WHAT YOU ARE ASKED TO DO:
Find and copy lines holding "with".

-------- WORKING DATA

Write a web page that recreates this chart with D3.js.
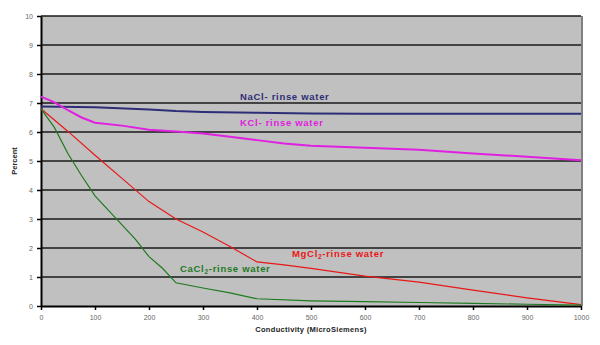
<!DOCTYPE html>
<html><head><meta charset="utf-8">
<script src="https://cdn.jsdelivr.net/npm/d3@7"></script>
<style>body{margin:0;background:#fff}svg{display:block}</style>
</head><body>
<svg id="c" width="600" height="345"></svg>
<script>
const xTicks = [0,100,200,300,400,500,600,700,800,900,1000];
const yTicks = [0,1,2,3,4,5,6,7,8,9,10];
const naclX = [0,100,200,250,300,400,500,600,700,800,900,1000];
const naclY = [6.88,6.85,6.78,6.72,6.69,6.66,6.64,6.63,6.63,6.63,6.63,6.63];
const kclX = [0,25,50,75,100,150,200,250,300,350,400,450,500,600,700,800,900,1000];
const kclY = [7.22,7.02,6.75,6.5,6.32,6.22,6.08,6.02,5.95,5.84,5.72,5.6,5.53,5.46,5.39,5.26,5.15,5.03];
const mgX = [0,50,100,150,200,250,300,350,400,450,500,600,700,800,900,1000];
const mgY = [6.8,6.02,5.2,4.4,3.6,3.0,2.55,2.05,1.52,1.42,1.3,1.03,0.82,0.55,0.28,0.05];
const caX = [0,25,50,75,100,125,150,175,200,225,250,300,350,400,500,600,700,800,900,1000];
const caY = [6.8,6.15,5.25,4.5,3.8,3.3,2.8,2.3,1.7,1.3,0.8,0.62,0.45,0.25,0.18,0.15,0.12,0.09,0.06,0.03];
const seriesNames = ["NaCl- rinse water","KCl- rinse water","MgCl","CaCl"];
const xTitle = "Conductivity (MicroSiemens)";
const yTitle = "Percent";

const svg = d3.select("#c");
const x = d3.scaleLinear().domain([0,1000]).range([41,581]);
const y = d3.scaleLinear().domain([0,10]).range([306,16]);

svg.append("rect").attr("x",41).attr("y",16).attr("width",540).attr("height",290).attr("fill","#c0c0c0");
svg.append("line").attr("x1",582).attr("x2",582).attr("y1",16).attr("y2",306).attr("stroke","#808080").attr("stroke-width",2);

// grid
svg.append("g").selectAll("line").data(yTicks.filter(d=>d>0)).join("line")
  .attr("x1",41).attr("x2",581).attr("y1",d=>y(d)).attr("y2",d=>y(d))
  .attr("stroke","#1a1a1a").attr("stroke-width",1.6);

// axes
const yAxis = d3.axisLeft(y).tickValues(yTicks).tickSize(4).tickSizeOuter(0).tickFormat(d3.format("d"));
const gy = svg.append("g").attr("transform","translate(41,0)").call(yAxis);
const xAxis = d3.axisBottom(x).tickValues(xTicks).tickSize(4).tickSizeOuter(0).tickFormat(d3.format("d"));
const gx = svg.append("g").attr("transform","translate(0,306)").call(xAxis);
[gy,gx].forEach(g=>{
  g.select(".domain").attr("stroke","#000").attr("stroke-width",2);
  g.selectAll(".tick line").attr("stroke","#000").attr("stroke-width",1.5);
  g.selectAll("text").attr("font-family","Liberation Sans, Arial, sans-serif").attr("font-size",7).attr("fill","#666");
});
gy.selectAll("text").attr("x",-8);
gx.selectAll("text").attr("y",9);

const line = d3.line().x(d=>x(d[0])).y(d=>y(d[1]));
function draw(xs, ys, color, w){
  svg.append("path").datum(xs.map((v,i)=>[v,ys[i]])).attr("d",line)
    .attr("fill","none").attr("stroke",color).attr("stroke-width",w);
}
draw(naclX,naclY,"#2e2e78",2);
draw(kclX,kclY,"#e020e0",2);
draw(mgX,mgY,"#e81818",1.2);
draw(caX,caY,"#1e7a1e",1.2);

const font = "Liberation Sans, Arial, sans-serif";
function label(txt, sub, rest, px, py, color){
  const t = svg.append("text").attr("x",px).attr("y",py).attr("fill",color)
    .attr("font-family",font).attr("font-size",9.5).attr("font-weight","bold").attr("letter-spacing",0.7);
  t.append("tspan").text(txt);
  if(sub){
    t.append("tspan").attr("font-size",6.5).attr("dy",2).text(sub);
    t.append("tspan").attr("dy",-2).text(rest);
  }
}
label(seriesNames[0],null,null,240,100,"#2e2e78");
label(seriesNames[1],null,null,240,126,"#e020e0");
label(seriesNames[2],"2","-rinse water",292,257,"#e81818");
label(seriesNames[3],"2","-rinse water",180,272,"#1e7a1e");

svg.append("text").attr("x",311).attr("y",332).attr("text-anchor","middle").attr("letter-spacing",0.3)
  .attr("font-family",font).attr("font-size",7.5).attr("font-weight","bold").attr("fill","#222").text(xTitle);
svg.append("text").attr("transform","translate(17,161) rotate(-90)").attr("text-anchor","middle")
  .attr("font-family",font).attr("font-size",7.5).attr("font-weight","bold").attr("fill","#222").text(yTitle);
</script>
</body></html>
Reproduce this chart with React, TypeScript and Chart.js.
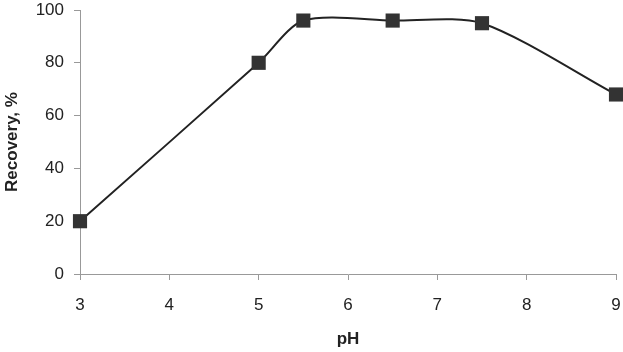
import React, { useEffect, useRef } from "react";
import { Chart, registerables } from "chart.js";

Chart.register(...registerables);

const phValues = [3, 5, 5.5, 6.5, 7.5, 9];
const recovery = [20, 80, 96, 96, 95, 68];
const xTitle = "pH";
const yTitle = "Recovery, %";

export default function App() {
  const ref = useRef<HTMLCanvasElement | null>(null);
  useEffect(() => {
    document.body.style.margin = "0";
    const ctx = ref.current!;
    const font = { family: "'Liberation Sans', Arial, sans-serif", size: 17 };
    const chart = new Chart(ctx, {
      type: "line",
      data: {
        datasets: [
          {
            data: phValues.map((x, i) => ({ x, y: recovery[i] })),
            borderColor: "#222222",
            borderWidth: 2,
            tension: 0.27,
            clip: false,
            pointStyle: "rect",
            pointRadius: 10,
            pointBackgroundColor: "#333333",
            pointBorderColor: "#333333",
            pointBorderWidth: 0,
          },
        ],
      },
      options: {
        responsive: false,
        animation: false,
        layout: { autoPadding: false, padding: { top: 10, right: 7, left: 0, bottom: 0 } },
        plugins: { legend: { display: false }, tooltip: { enabled: false } },
        scales: {
          x: {
            type: "linear",
            min: 3,
            max: 9,
            ticks: { stepSize: 1, color: "#222", font, padding: 15 },
            grid: { drawOnChartArea: false, color: "#999", tickLength: 6 },
            border: { color: "#999", width: 1 },
            title: {
              display: true,
              text: xTitle,
              color: "#222",
              font: { ...font, weight: "bold" },
              padding: { top: 10, bottom: 2 },
            },
            afterFit: (s: any) => {
              s.height = 78;
              s.paddingLeft = 0;
              s.paddingRight = 0;
            },
          },
          y: {
            min: 0,
            max: 100,
            ticks: { stepSize: 20, color: "#222", font, padding: 10 },
            grid: { drawOnChartArea: false, color: "#999", tickLength: 6 },
            border: { color: "#999", width: 1 },
            title: {
              display: true,
              text: yTitle,
              color: "#222",
              font: { ...font, weight: "bold" },
              padding: { top: 2, bottom: 4 },
            },
            afterFit: (s: any) => {
              s.width = 80;
              s.paddingTop = 0;
              s.paddingBottom = 0;
            },
          },
        },
      },
    });
    return () => chart.destroy();
  }, []);
  return (
    <div style={{ width: 623, height: 352 }}>
      <canvas ref={ref} width={623} height={352} />
    </div>
  );
}
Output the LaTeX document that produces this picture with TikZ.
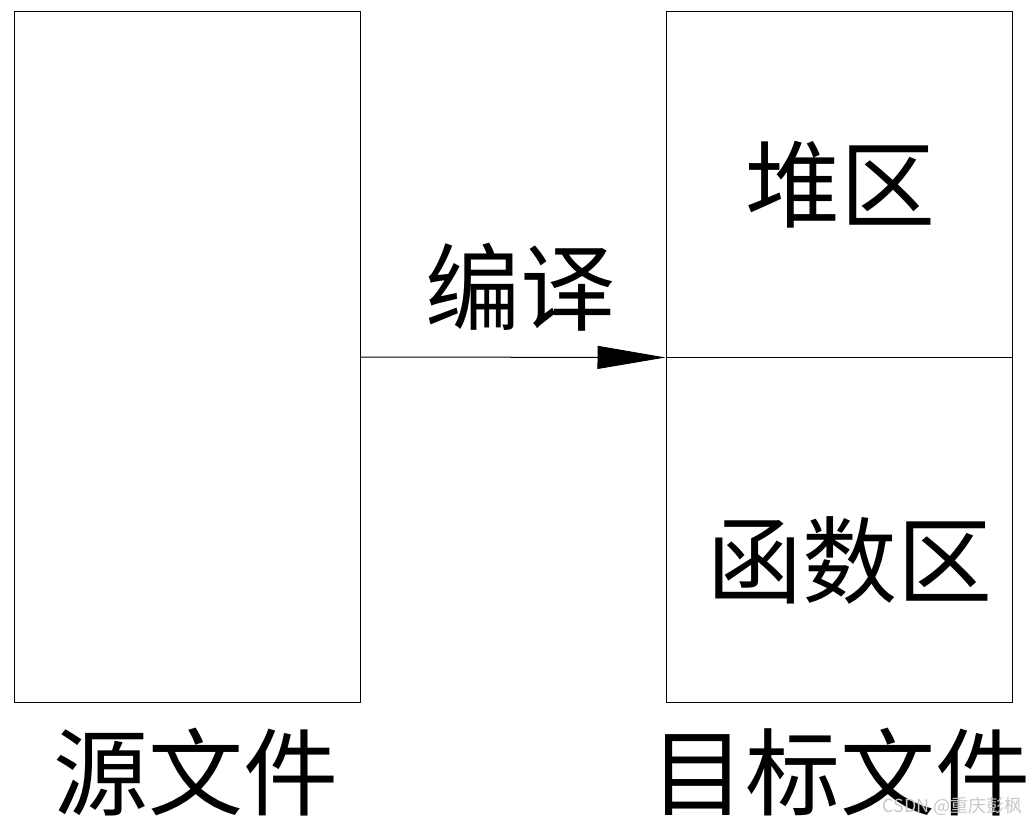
\documentclass[tikz,border=0pt]{standalone}
\usepackage{fontspec}
\newfontfamily\cjk{Noto Sans CJK SC}
\usetikzlibrary{arrows.meta,positioning}

\begin{document}
\begin{tikzpicture}[x=1pt, y=-1pt, >={Triangle[length=68pt, width=23pt]},
  box/.style={draw, line width=1pt, minimum width=346pt, inner sep=0pt},
  lbl/.style={font=\cjk\fontsize{95}{95}\selectfont, inner sep=0pt}]
\useasboundingbox (0,0) rectangle (1028,824);
\node[box, minimum height=690pt] (src) at (187,357) {};
\node[box, minimum height=345pt] (heap) at (839,184.5) {};
\node[box, minimum height=345pt] (func) at (839,529.5) {};
\draw[->, line width=1pt] (src.east) -- (heap.south west);
\node[lbl] (compile) at (520,287) {编译};
\node[lbl] (heaptxt) at (840,185) {堆区};
\node[lbl] (functxt) at (850,560) {函数区};
\node[lbl] (srctxt) at (196,772) {源文件};
\node[lbl] (objtxt) at (840,772) {目标文件};
% watermark
\node[font=\cjk\fontsize{18}{18}\selectfont, text=black!22, anchor=east, inner sep=0pt] (mark) at (1023,806) {CSDN @重庆彭枫};
\end{tikzpicture}
\end{document}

----------------

REPLY TO THE EXERCISE:
Write a web page that recreates this chart with D3.js.
Reproduce this chart with React, TypeScript and Chart.js.
Output the LaTeX document that produces this picture with TikZ.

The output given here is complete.